Avec Yves Saint Laurent, tu as été l’un des premiers à faire défiler des mannequins à la peau noire. Les stars de l’époque sont séduites par la modernité du propos. Anouk Aimée, Françoise Hardy ou encore Brigitte Bardot (vedettes françaises) plébiscitent la marque. Tu collabores aussi avec l’industrie du cinéma. On se souvient de Jane Fonda (américaine) moulée dans son costume métallisé pour les besoins du film Barbarella (1968) devant la caméra de Roger Vadim (français) – une pièce conservée aujourd’hui au MoMA à New York.
Preuve est faite que métallerie et glamour peuvent rimer. Toutefois, les tenants d’une mode plus traditionnelle ne comprennent pas ce vestiaire qu’ils jugent trop lourd et inconfortable (certaines robes pouvant peser jusqu’à 8 kilos). Qu’importe, tu continues d’expérimenter et d’innover (des modèles fluorescents, en plastique moulé, en catadioptres orangés, d’autres faits de caches de diapositives et des robes de mariée en kit) et se diversifie en parallèle, entre débuts dans la parfumerie (en association avec le groupe catalan Puig) et lancement du prêt-à-porter masculin et féminin. Le succès est au rendez-vous : les jus s’arrachent – à commencer par Calandre, puis XS et Paco, avant One Million.

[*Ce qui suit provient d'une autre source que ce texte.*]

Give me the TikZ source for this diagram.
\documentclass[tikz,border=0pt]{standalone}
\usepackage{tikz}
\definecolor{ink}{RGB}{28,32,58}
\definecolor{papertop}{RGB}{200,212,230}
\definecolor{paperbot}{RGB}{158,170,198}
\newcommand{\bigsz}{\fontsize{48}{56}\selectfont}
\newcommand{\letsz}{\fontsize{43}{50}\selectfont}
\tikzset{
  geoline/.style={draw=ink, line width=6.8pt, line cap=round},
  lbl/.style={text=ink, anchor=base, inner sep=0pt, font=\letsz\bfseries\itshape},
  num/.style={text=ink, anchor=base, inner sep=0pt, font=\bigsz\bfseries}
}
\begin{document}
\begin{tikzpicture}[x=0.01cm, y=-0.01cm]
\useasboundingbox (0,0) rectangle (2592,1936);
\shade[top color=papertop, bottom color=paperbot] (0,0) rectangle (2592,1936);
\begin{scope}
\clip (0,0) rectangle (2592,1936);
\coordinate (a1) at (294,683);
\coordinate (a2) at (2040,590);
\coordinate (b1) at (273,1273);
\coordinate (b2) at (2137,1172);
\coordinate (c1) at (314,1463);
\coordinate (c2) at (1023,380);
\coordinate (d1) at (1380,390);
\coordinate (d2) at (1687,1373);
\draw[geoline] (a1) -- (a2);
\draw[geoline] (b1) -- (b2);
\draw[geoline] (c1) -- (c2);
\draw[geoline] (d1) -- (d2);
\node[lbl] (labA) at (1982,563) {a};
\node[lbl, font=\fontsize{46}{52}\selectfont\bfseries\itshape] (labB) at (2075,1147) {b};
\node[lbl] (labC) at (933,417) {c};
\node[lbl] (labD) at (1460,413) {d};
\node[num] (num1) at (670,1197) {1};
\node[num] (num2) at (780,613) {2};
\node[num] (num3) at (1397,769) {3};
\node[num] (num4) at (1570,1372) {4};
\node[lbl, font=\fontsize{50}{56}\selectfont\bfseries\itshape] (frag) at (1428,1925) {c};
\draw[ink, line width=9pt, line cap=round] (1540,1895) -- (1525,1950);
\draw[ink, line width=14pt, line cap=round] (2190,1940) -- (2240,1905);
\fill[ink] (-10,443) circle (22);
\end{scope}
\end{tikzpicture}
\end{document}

Le créateur que tu es, qui se décrit davantage comme un artisan, est récompensé d’un Dé d’or pour ta collection haute couture printemps-été en 1990. À partir de 1999, tu te retires progressivement des podiums, quittant d’abord la haute couture, puis le prêt-à-porter – la marque poursuit son œuvre aujourd’hui sous la houlette du designer breton Julien Dossena.

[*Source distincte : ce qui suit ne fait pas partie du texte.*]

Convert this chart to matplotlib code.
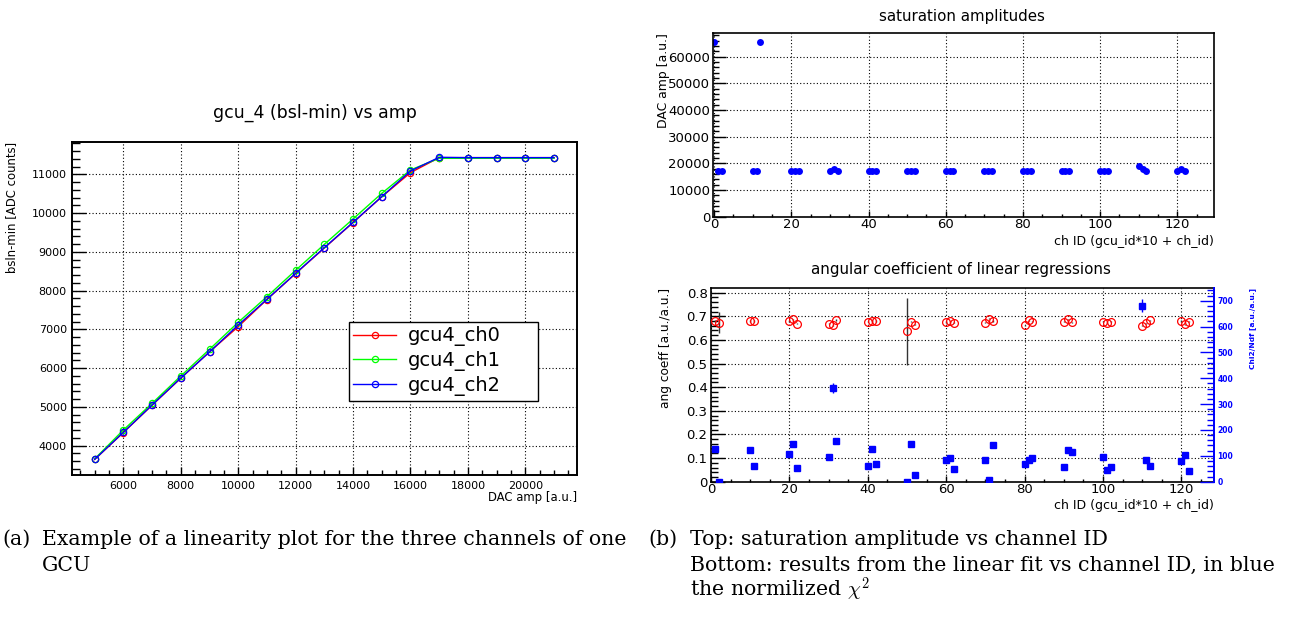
import matplotlib
matplotlib.use("Agg")
import matplotlib.pyplot as plt
from matplotlib.ticker import MultipleLocator

W, H, DPI = 1302, 619, 100

# ---------------- data ----------------
dac_amp = [5000, 6000, 7000, 8000, 9000, 10000, 11000, 12000, 13000,
           14000, 15000, 16000, 17000, 18000, 19000, 20000, 21000]
gcu4_ch0 = [3645, 4340, 5045, 5740, 6420, 7070, 7770, 8440, 9100,
            9755, 10420, 11043, 11430, 11430, 11430, 11430, 11430]
gcu4_ch1 = [3660, 4405, 5093, 5798, 6486, 7182, 7844, 8524, 9194,
            9848, 10510, 11112, 11413, 11413, 11413, 11413, 11413]
gcu4_ch2 = [3648, 4345, 5050, 5746, 6417, 7113, 7776, 8446, 9108,
            9762, 10424, 11086, 11438, 11430, 11430, 11430, 11430]
series_labels = ["gcu4_ch0", "gcu4_ch1", "gcu4_ch2"]

sat_ch = [0, 1, 2, 10, 11, 12, 20, 21, 22, 30, 31, 32, 40, 41, 42, 50, 51, 52,
          60, 61, 62, 70, 71, 72, 80, 81, 82, 90, 91, 92, 100, 101, 102,
          110, 111, 112, 120, 121, 122]
sat_amp = [65535, 17000, 17000, 17000, 17000, 65535, 17000, 17000, 17000,
           17000, 18000, 17000, 17000, 17000, 17000, 17000, 17000, 17000,
           17000, 17000, 17000, 17000, 17000, 17000, 17000, 17000, 17000,
           17000, 17000, 17000, 17000, 17000, 17000, 19000, 18000, 17000,
           17000, 18000, 17000]

fit_ch = [1, 2, 10, 11, 20, 21, 22, 30, 31, 32, 40, 41, 42, 50, 51, 52,
          60, 61, 62, 70, 71, 72, 80, 81, 82, 90, 91, 92, 100, 101, 102,
          110, 111, 112, 120, 121, 122]
ang_coeff = [0.680, 0.673, 0.681, 0.681, 0.680, 0.687, 0.669, 0.669, 0.662,
             0.684, 0.677, 0.681, 0.680, 0.636, 0.677, 0.665, 0.676, 0.679,
             0.673, 0.673, 0.690, 0.681, 0.662, 0.683, 0.677, 0.677, 0.687,
             0.674, 0.677, 0.673, 0.677, 0.660, 0.670, 0.683, 0.681, 0.666,
             0.677]
ang_err = [0.003, 0.044, 0.003, 0.003, 0.003, 0.003, 0.003, 0.003, 0.003,
           0.003, 0.003, 0.003, 0.003, 0.143, 0.003, 0.003, 0.003, 0.003,
           0.003, 0.003, 0.003, 0.003, 0.003, 0.003, 0.003, 0.003, 0.003,
           0.003, 0.003, 0.003, 0.003, 0.003, 0.003, 0.003, 0.003, 0.003,
           0.003]
chi2_ndf = [126, 0, 122, 61, 107, 147, 54, 95, 363, 158, 61, 126, 68, 0, 146,
            26, 85, 91, 50, 85, 5, 142, 68, 85, 90, 58, 124, 113, 94, 47, 58,
            680, 85, 62, 79, 105, 43]
chi2_err = [3, 3, 3, 3, 3, 3, 3, 3, 20, 3, 3, 3, 3, 3, 3, 3, 3, 3, 3, 3, 3,
            3, 3, 3, 3, 3, 3, 3, 3, 3, 3, 25, 3, 3, 3, 3, 3]

# ---------------- helpers ----------------
def rect(l, t, r, b):
    return [l / W, 1 - b / H, (r - l) / W, (b - t) / H]

def fx(x):
    return x / W

def fy(y):
    return 1 - y / H

SANS = "DejaVu Sans"
plt.rcParams["font.family"] = SANS
plt.rcParams["mathtext.fontset"] = "cm"

fig = plt.figure(figsize=(W / DPI, H / DPI), dpi=DPI)
fig.patch.set_facecolor("white")

GRID = dict(color="black", linestyle=(0, (1, 2)), linewidth=0.8)

def style_frame(ax, lw=1.2):
    for s in ax.spines.values():
        s.set_linewidth(lw)
        s.set_color("black")

# ================= left plot =================
ax1 = fig.add_axes(rect(71.7, 141.7, 577, 475))
colors = ["#ff0000", "#00ff00", "#0000ff"]
for ys, c, lab in zip([gcu4_ch0, gcu4_ch1, gcu4_ch2], colors, series_labels):
    ax1.plot(dac_amp, ys, color=c, lw=1.0, marker="o", ms=4.5,
             mfc="none", mec=c, mew=0.9, label=lab)
ax1.set_xlim(4200, 21800)
ax1.set_ylim(3244, 11841)
ax1.set_xticks(range(6000, 20001, 2000))
ax1.set_yticks(range(4000, 11001, 1000))
ax1.xaxis.set_minor_locator(MultipleLocator(500))
ax1.yaxis.set_minor_locator(MultipleLocator(200))
ax1.tick_params(axis="x", which="major", direction="in", length=6, width=1,
                labelsize=8, pad=4, top=False)
ax1.tick_params(axis="x", which="minor", direction="in", length=3.5, width=1,
                top=False)
ax1.tick_params(axis="y", which="major", direction="in", length=10, width=1,
                labelsize=8, pad=3.5, right=False)
ax1.tick_params(axis="y", which="minor", direction="in", length=5.5, width=1,
                right=False)
ax1.grid(True, which="major", **GRID)
style_frame(ax1, 1.4)
leg = ax1.legend(loc="lower left", bbox_to_anchor=(0.548, 0.222, 0.374, 0.263),
                 mode="expand", borderaxespad=0, fontsize=14, frameon=True,
                 fancybox=False, edgecolor="black", framealpha=1,
                 handlelength=2.2, handletextpad=0.6, labelspacing=0.25,
                 borderpad=0.25)
leg.get_frame().set_linewidth(1.0)
fig.text(fx(315), fy(113), "gcu_4 (bsl-min) vs amp", ha="center", va="center",
         fontsize=12.5)
fig.text(fx(12), fy(141.7), "bsln-min [ADC counts]", rotation=90, ha="center",
         va="top", fontsize=8.4)
fig.text(fx(577), fy(497), "DAC amp [a.u.]", ha="right", va="center",
         fontsize=8.4)

# ================= top right plot =================
ax2 = fig.add_axes(rect(713, 33.3, 1214, 216.7))
ax2.plot(sat_ch, sat_amp, "o", color="#0000ff", ms=5, mew=0)
ax2.set_xlim(-0.3, 129.5)
ax2.set_ylim(0, 68775)
ax2.set_xticks(range(0, 121, 20))
ax2.xaxis.set_minor_locator(MultipleLocator(5))
ax2.set_yticks(range(0, 60001, 10000))
ax2.yaxis.set_minor_locator(MultipleLocator(2000))
ax2.tick_params(axis="x", which="major", direction="in", length=4, width=1,
                labelsize=9.5, pad=1, top=False)
ax2.tick_params(axis="x", which="minor", direction="in", length=2.2, width=1,
                top=False)
ax2.tick_params(axis="y", which="major", direction="in", length=9.5, width=1,
                labelsize=9.5, pad=2, right=False)
ax2.tick_params(axis="y", which="minor", direction="in", length=4, width=1,
                right=False)
ax2.grid(True, which="major", **GRID)
style_frame(ax2, 1.2)
fig.text(fx(962), fy(16.7), "saturation amplitudes", ha="center", va="center",
         fontsize=10.8)
fig.text(fx(663), fy(33.3), "DAC amp [a.u.]", rotation=90, ha="center",
         va="top", fontsize=8.9)
fig.text(fx(1214), fy(241.7), "ch ID (gcu_id*10 + ch_id)", ha="right",
         va="center", fontsize=9)

# ================= bottom right plot =================
ax3 = fig.add_axes(rect(711, 288.3, 1214, 481.7))
ax3.errorbar(fit_ch, ang_coeff, yerr=ang_err, fmt="o", ms=5.6, mfc="none",
             mec="#ff0000", mew=0.9, ecolor="#333333", elinewidth=1.0,
             capsize=0, zorder=3)
ax3.set_xlim(0, 128.3)
ax3.set_ylim(0, 0.8186)
ax3.set_xticks(range(0, 121, 20))
ax3.xaxis.set_minor_locator(MultipleLocator(5))
ax3.set_yticks([0, 0.1, 0.2, 0.3, 0.4, 0.5, 0.6, 0.7, 0.8])
ax3.set_yticklabels(["0", "0.1", "0.2", "0.3", "0.4", "0.5", "0.6", "0.7",
                     "0.8"])
ax3.yaxis.set_minor_locator(MultipleLocator(0.02))
ax3.tick_params(axis="x", which="major", direction="in", length=4, width=1,
                labelsize=9.5, pad=1, top=False)
ax3.tick_params(axis="x", which="minor", direction="in", length=2.2, width=1,
                top=False)
ax3.tick_params(axis="y", which="major", direction="in", length=10, width=1,
                labelsize=9.5, pad=2.5, right=False)
ax3.tick_params(axis="y", which="minor", direction="in", length=5, width=1,
                right=False)
ax3.grid(True, which="major", **GRID)
style_frame(ax3, 1.2)

ax4 = ax3.twinx()
ax4.errorbar(fit_ch, chi2_ndf, yerr=chi2_err, fmt="s", ms=4.8, color="#0000ff",
             mec="#0000ff", ecolor="#0000ff", elinewidth=1.0, capsize=0)
ax4.set_ylim(0, 747.9)
ax4.set_yticks(range(0, 701, 100))
ax4.yaxis.set_minor_locator(MultipleLocator(20))
ax4.tick_params(axis="y", which="major", direction="in", length=10, width=1,
                colors="#0000ff", labelsize=5.5, pad=2.5)
ax4.tick_params(axis="y", which="minor", direction="in", length=5, width=1,
                colors="#0000ff")
for lbl in ax4.get_yticklabels():
    lbl.set_fontweight("bold")
ax4.spines["right"].set_color("#0000ff")
ax4.spines["right"].set_linewidth(1.4)
for s in ["left", "top", "bottom"]:
    ax4.spines[s].set_visible(False)

fig.text(fx(961), fy(270), "angular coefficient of linear regressions",
         ha="center", va="center", fontsize=10.8)
fig.text(fx(665), fy(288.3), "ang coeff [a.u./a.u.]", rotation=90,
         ha="center", va="top", fontsize=8.7)
fig.text(fx(1214), fy(505), "ch ID (gcu_id*10 + ch_id)", ha="right",
         va="center", fontsize=9)
fig.text(fx(1253), fy(288.3), "Chi2/Ndf [a.u./a.u.]", rotation=90,
         ha="center", va="top", fontsize=5.4, fontweight="bold",
         color="#0000ff")

# ================= captions =================
SERIF = "DejaVu Serif"
CAP = 14.8
fig.text(fx(2), fy(545), "(a)", ha="left", va="baseline", fontsize=CAP,
         family=SERIF)
fig.text(fx(41.5), fy(545),
         "Example of a linearity plot for the three channels of one",
         ha="left", va="baseline", fontsize=CAP, family=SERIF)
fig.text(fx(41.5), fy(570.7), "GCU", ha="left", va="baseline", fontsize=CAP,
         family=SERIF)
fig.text(fx(648), fy(545), "(b)", ha="left", va="baseline", fontsize=CAP,
         family=SERIF)
fig.text(fx(690), fy(545), "Top: saturation amplitude vs channel ID",
         ha="left", va="baseline", fontsize=CAP, family=SERIF)
fig.text(fx(690), fy(570.7),
         "Bottom: results from the linear fit vs channel ID, in blue",
         ha="left", va="baseline", fontsize=CAP, family=SERIF)
fig.text(fx(690), fy(596.7), r"the normilized $\chi^2$", ha="left",
         va="baseline", fontsize=CAP, family=SERIF)

fig.savefig("out.png", dpi=DPI)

Tout au long de ta carrière, le couturier que tu étais, pratiquait assidument l’ésotérisme. Tu t’étais fait remarquer par nombre de déclarations excentriques et de prédictions hasardeuses. En 1999, tu avais par exemple annoncé dans l’un de tes livres la destruction de Paris par la chute de la station Mir en s’appuyant sur une lecture toute personnelle des prophéties de Nostradamus. Et circonstance particulière, la même année, ta maison avait cessé son activité haute couture pour se recentrer sur le prêt-à-porter.
Nous avions lié toi et moi une certaine amitié. A bientôt, toi qui crois à l’éternité et la réincarnation.